Abstract

This paper considers large random wireless networks, where transmit-and-receive node pairs communicate within a certain range while sharing a common spectrum. By modeling the spatial locations of nodes as a Poisson point process, analytical expressions for the ergodic spectral efficiency of a typical node pair are derived as a function of the channel state information available at a receiver (CSIR) in terms of relevant system parameters: the density of communication links, the number of receive antennas, the path loss exponent, and the operating signal-to-noise ratio. One key finding is that when the receiver only exploits CSIR for the direct link, the sum spectral efficiency increases linearly with the density, provided the number of receive antennas increases as a certain superlinear function of the density. When each receiver exploits CSIR for a set of dominant interfering links in addition to that of the direct link, the sum spectral efficiency increases linearly with both the density and the path loss exponent if the number of antennas is a linear function of the density. This observation demonstrates that having CSIR for dominant interfering links provides an order gain in the scaling law.
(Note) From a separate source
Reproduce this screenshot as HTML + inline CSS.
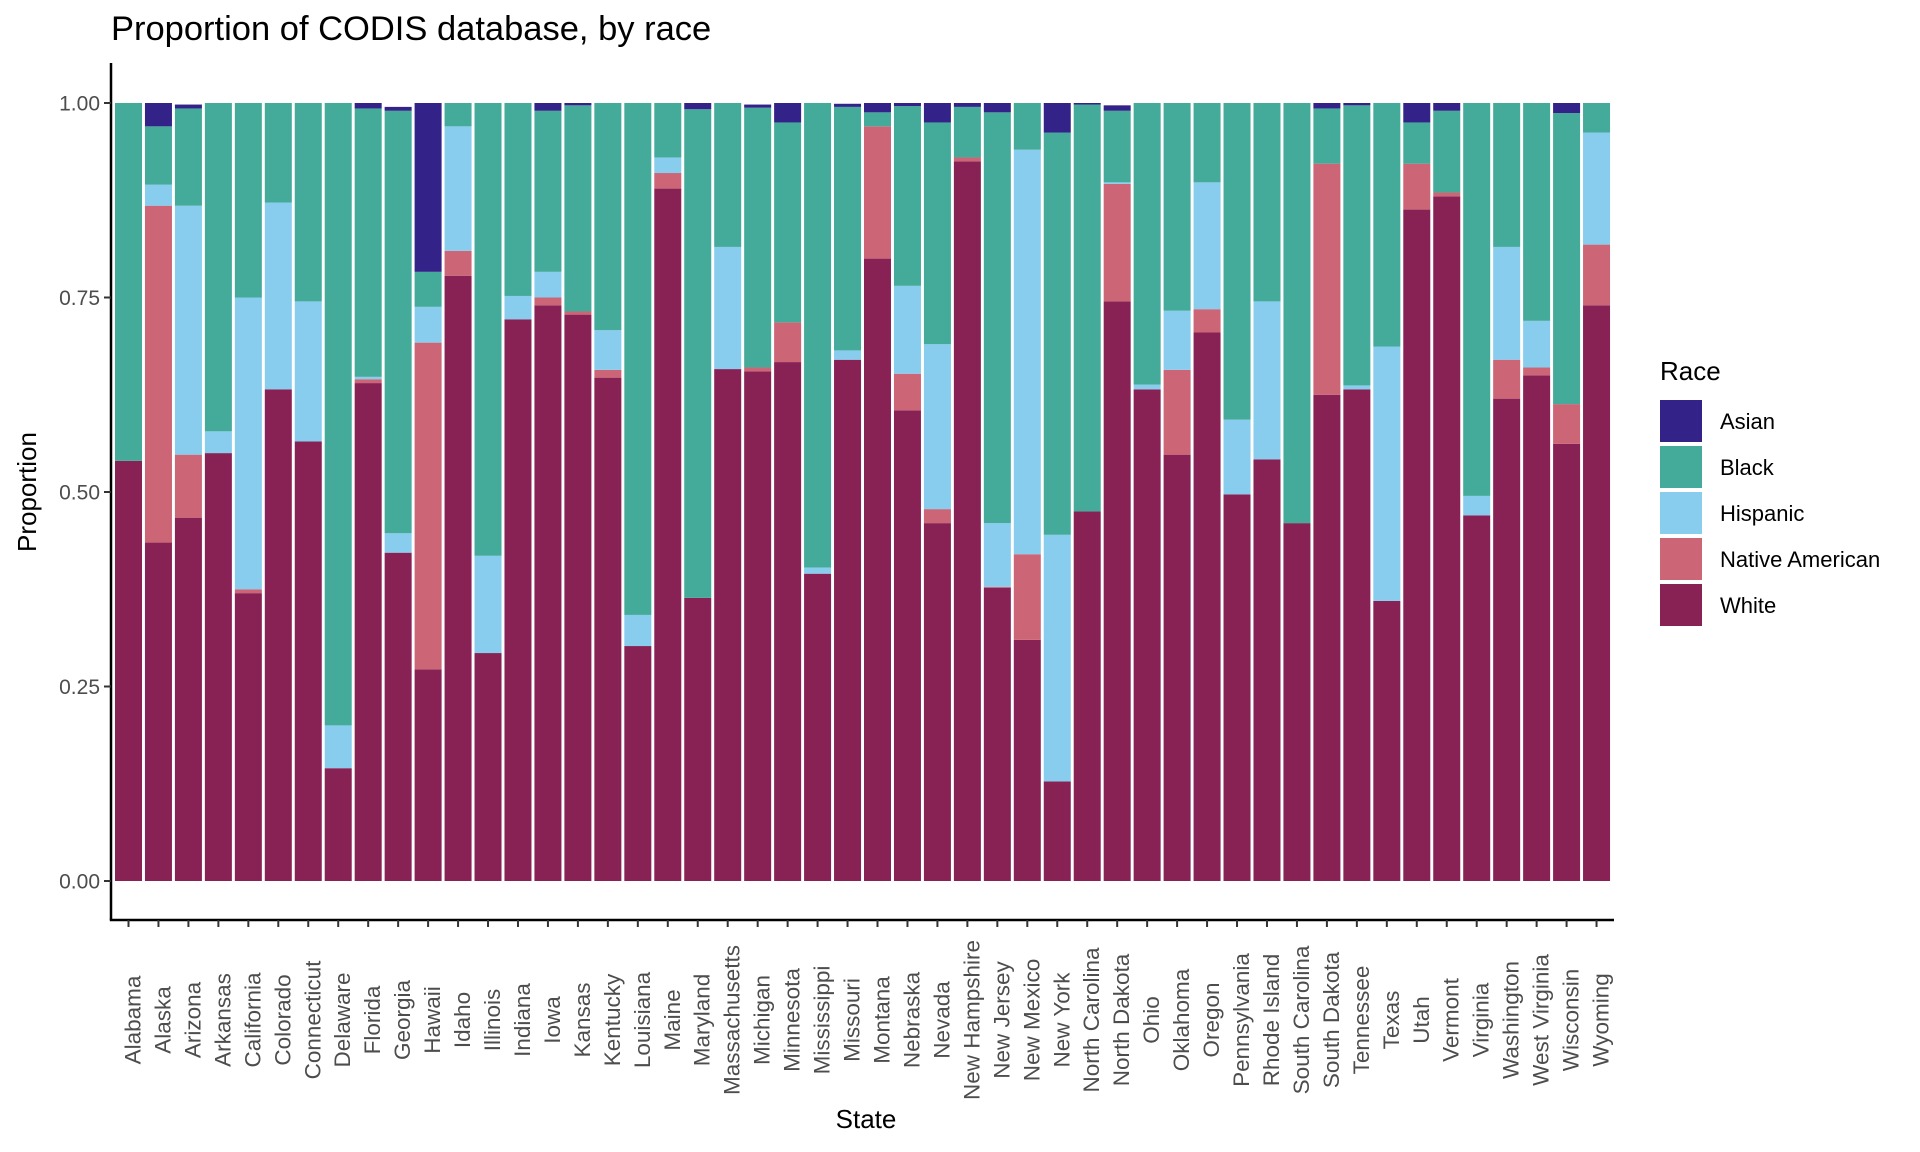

It is also shown that this linear scaling holds for direct CSIR when incorporating the effect of the receive antenna correlation, provided that the rank of the spatial correlation matrix scales superlinearly with the density. These scaling laws are derived from integral representations of the distribution of the signal to interference and noise ratio, which are of independent interest and which in turn derived from stochastic geometry and more precisely from the theory of shot noise fields. Simulation results back the scaling laws and the integral representations.